··· Material provided
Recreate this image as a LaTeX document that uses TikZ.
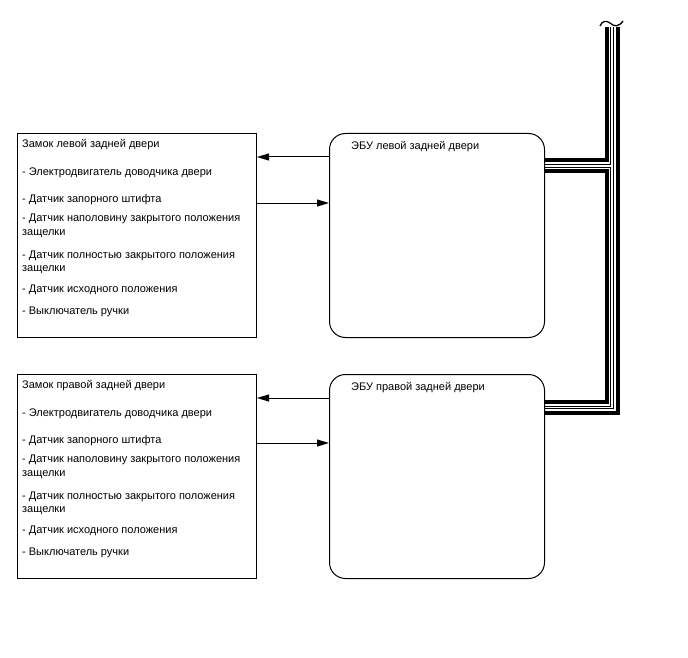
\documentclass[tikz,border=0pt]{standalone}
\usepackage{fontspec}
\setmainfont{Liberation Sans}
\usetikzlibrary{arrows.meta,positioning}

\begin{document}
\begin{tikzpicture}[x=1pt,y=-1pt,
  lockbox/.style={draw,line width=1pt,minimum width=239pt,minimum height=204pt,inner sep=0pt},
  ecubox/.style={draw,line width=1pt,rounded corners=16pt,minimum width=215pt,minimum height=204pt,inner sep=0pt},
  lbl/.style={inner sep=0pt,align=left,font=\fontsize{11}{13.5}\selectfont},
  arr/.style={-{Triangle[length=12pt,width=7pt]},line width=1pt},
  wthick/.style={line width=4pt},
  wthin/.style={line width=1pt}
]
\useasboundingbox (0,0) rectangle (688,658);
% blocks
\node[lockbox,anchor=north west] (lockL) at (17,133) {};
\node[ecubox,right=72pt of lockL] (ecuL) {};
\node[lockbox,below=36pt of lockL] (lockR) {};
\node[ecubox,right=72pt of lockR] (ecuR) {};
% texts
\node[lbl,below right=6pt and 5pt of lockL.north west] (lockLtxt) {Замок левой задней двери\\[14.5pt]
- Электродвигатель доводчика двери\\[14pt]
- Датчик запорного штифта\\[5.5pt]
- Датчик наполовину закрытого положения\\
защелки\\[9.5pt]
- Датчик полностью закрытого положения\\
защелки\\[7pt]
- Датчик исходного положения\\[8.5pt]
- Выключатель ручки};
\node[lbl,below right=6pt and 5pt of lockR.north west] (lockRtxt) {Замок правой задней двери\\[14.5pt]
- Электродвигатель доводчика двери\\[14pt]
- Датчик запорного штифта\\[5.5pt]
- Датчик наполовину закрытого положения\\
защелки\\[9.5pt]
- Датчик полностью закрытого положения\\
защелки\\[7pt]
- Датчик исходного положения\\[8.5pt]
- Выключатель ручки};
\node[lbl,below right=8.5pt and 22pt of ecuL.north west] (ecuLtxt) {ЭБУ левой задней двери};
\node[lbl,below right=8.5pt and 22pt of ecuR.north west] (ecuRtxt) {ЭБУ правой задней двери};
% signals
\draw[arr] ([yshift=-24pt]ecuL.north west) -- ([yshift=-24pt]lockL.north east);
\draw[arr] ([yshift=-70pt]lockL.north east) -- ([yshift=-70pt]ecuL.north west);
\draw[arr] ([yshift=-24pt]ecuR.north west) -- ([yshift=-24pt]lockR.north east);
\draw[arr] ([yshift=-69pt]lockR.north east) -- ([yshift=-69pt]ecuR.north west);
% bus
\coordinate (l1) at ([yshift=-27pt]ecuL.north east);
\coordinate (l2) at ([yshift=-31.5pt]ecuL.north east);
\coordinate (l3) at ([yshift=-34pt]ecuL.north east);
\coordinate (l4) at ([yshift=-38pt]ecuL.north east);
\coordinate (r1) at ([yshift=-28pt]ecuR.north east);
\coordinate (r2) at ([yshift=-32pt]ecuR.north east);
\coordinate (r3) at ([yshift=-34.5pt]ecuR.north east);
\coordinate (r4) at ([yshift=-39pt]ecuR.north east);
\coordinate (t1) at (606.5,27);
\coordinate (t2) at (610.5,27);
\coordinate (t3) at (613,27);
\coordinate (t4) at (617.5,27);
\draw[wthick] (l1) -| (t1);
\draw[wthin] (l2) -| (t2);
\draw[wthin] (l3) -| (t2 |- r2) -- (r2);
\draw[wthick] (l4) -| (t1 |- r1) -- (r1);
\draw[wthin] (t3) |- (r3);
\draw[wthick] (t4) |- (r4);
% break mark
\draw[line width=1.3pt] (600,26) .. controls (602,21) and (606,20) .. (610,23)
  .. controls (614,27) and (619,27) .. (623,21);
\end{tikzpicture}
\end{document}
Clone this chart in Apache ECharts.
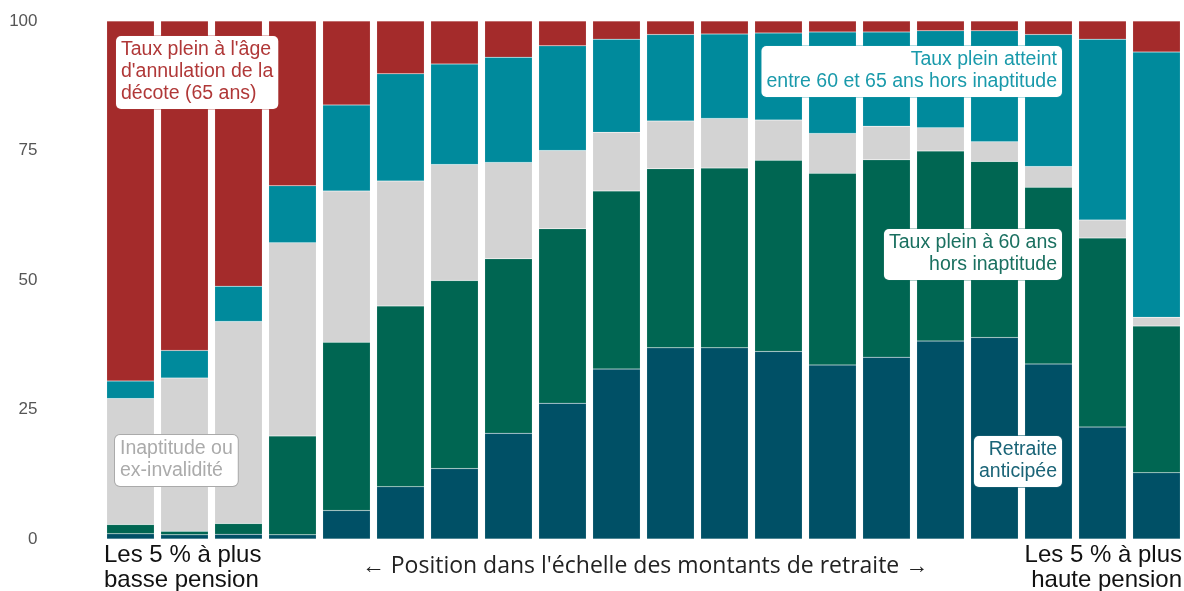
······
Your task is to transcribe all of the records precisely, with no images included.

Recreate this image as a LaTeX document that uses TikZ.
\documentclass[tikz,border=0pt]{standalone}
\usepackage{fontspec}
\setmainfont{Liberation Sans}
\usetikzlibrary{arrows.meta,positioning}

\begin{document}
\begin{tikzpicture}[x=1pt,y=-1pt,
  lockbox/.style={draw,line width=1pt,minimum width=239pt,minimum height=204pt,inner sep=0pt},
  ecubox/.style={draw,line width=1pt,rounded corners=16pt,minimum width=215pt,minimum height=204pt,inner sep=0pt},
  lbl/.style={inner sep=0pt,align=left,font=\fontsize{11}{13.5}\selectfont},
  arr/.style={-{Triangle[length=12pt,width=7pt]},line width=1pt},
  wthick/.style={line width=4pt},
  wthin/.style={line width=1pt}
]
\useasboundingbox (0,0) rectangle (688,658);
% blocks
\node[lockbox,anchor=north west] (lockL) at (17,133) {};
\node[ecubox,right=72pt of lockL] (ecuL) {};
\node[lockbox,below=36pt of lockL] (lockR) {};
\node[ecubox,right=72pt of lockR] (ecuR) {};
% texts
\node[lbl,below right=6pt and 5pt of lockL.north west] (lockLtxt) {Замок левой задней двери\\[14.5pt]
- Электродвигатель доводчика двери\\[14pt]
- Датчик запорного штифта\\[5.5pt]
- Датчик наполовину закрытого положения\\
защелки\\[9.5pt]
- Датчик полностью закрытого положения\\
защелки\\[7pt]
- Датчик исходного положения\\[8.5pt]
- Выключатель ручки};
\node[lbl,below right=6pt and 5pt of lockR.north west] (lockRtxt) {Замок правой задней двери\\[14.5pt]
- Электродвигатель доводчика двери\\[14pt]
- Датчик запорного штифта\\[5.5pt]
- Датчик наполовину закрытого положения\\
защелки\\[9.5pt]
- Датчик полностью закрытого положения\\
защелки\\[7pt]
- Датчик исходного положения\\[8.5pt]
- Выключатель ручки};
\node[lbl,below right=8.5pt and 22pt of ecuL.north west] (ecuLtxt) {ЭБУ левой задней двери};
\node[lbl,below right=8.5pt and 22pt of ecuR.north west] (ecuRtxt) {ЭБУ правой задней двери};
% signals
\draw[arr] ([yshift=-24pt]ecuL.north west) -- ([yshift=-24pt]lockL.north east);
\draw[arr] ([yshift=-70pt]lockL.north east) -- ([yshift=-70pt]ecuL.north west);
\draw[arr] ([yshift=-24pt]ecuR.north west) -- ([yshift=-24pt]lockR.north east);
\draw[arr] ([yshift=-69pt]lockR.north east) -- ([yshift=-69pt]ecuR.north west);
% bus
\coordinate (l1) at ([yshift=-27pt]ecuL.north east);
\coordinate (l2) at ([yshift=-31.5pt]ecuL.north east);
\coordinate (l3) at ([yshift=-34pt]ecuL.north east);
\coordinate (l4) at ([yshift=-38pt]ecuL.north east);
\coordinate (r1) at ([yshift=-28pt]ecuR.north east);
\coordinate (r2) at ([yshift=-32pt]ecuR.north east);
\coordinate (r3) at ([yshift=-34.5pt]ecuR.north east);
\coordinate (r4) at ([yshift=-39pt]ecuR.north east);
\coordinate (t1) at (606.5,27);
\coordinate (t2) at (610.5,27);
\coordinate (t3) at (613,27);
\coordinate (t4) at (617.5,27);
\draw[wthick] (l1) -| (t1);
\draw[wthin] (l2) -| (t2);
\draw[wthin] (l3) -| (t2 |- r2) -- (r2);
\draw[wthick] (l4) -| (t1 |- r1) -- (r1);
\draw[wthin] (t3) |- (r3);
\draw[wthick] (t4) |- (r4);
% break mark
\draw[line width=1.3pt] (600,26) .. controls (602,21) and (606,20) .. (610,23)
  .. controls (614,27) and (619,27) .. (623,21);
\end{tikzpicture}
\end{document}
Clone this chart in Apache ECharts.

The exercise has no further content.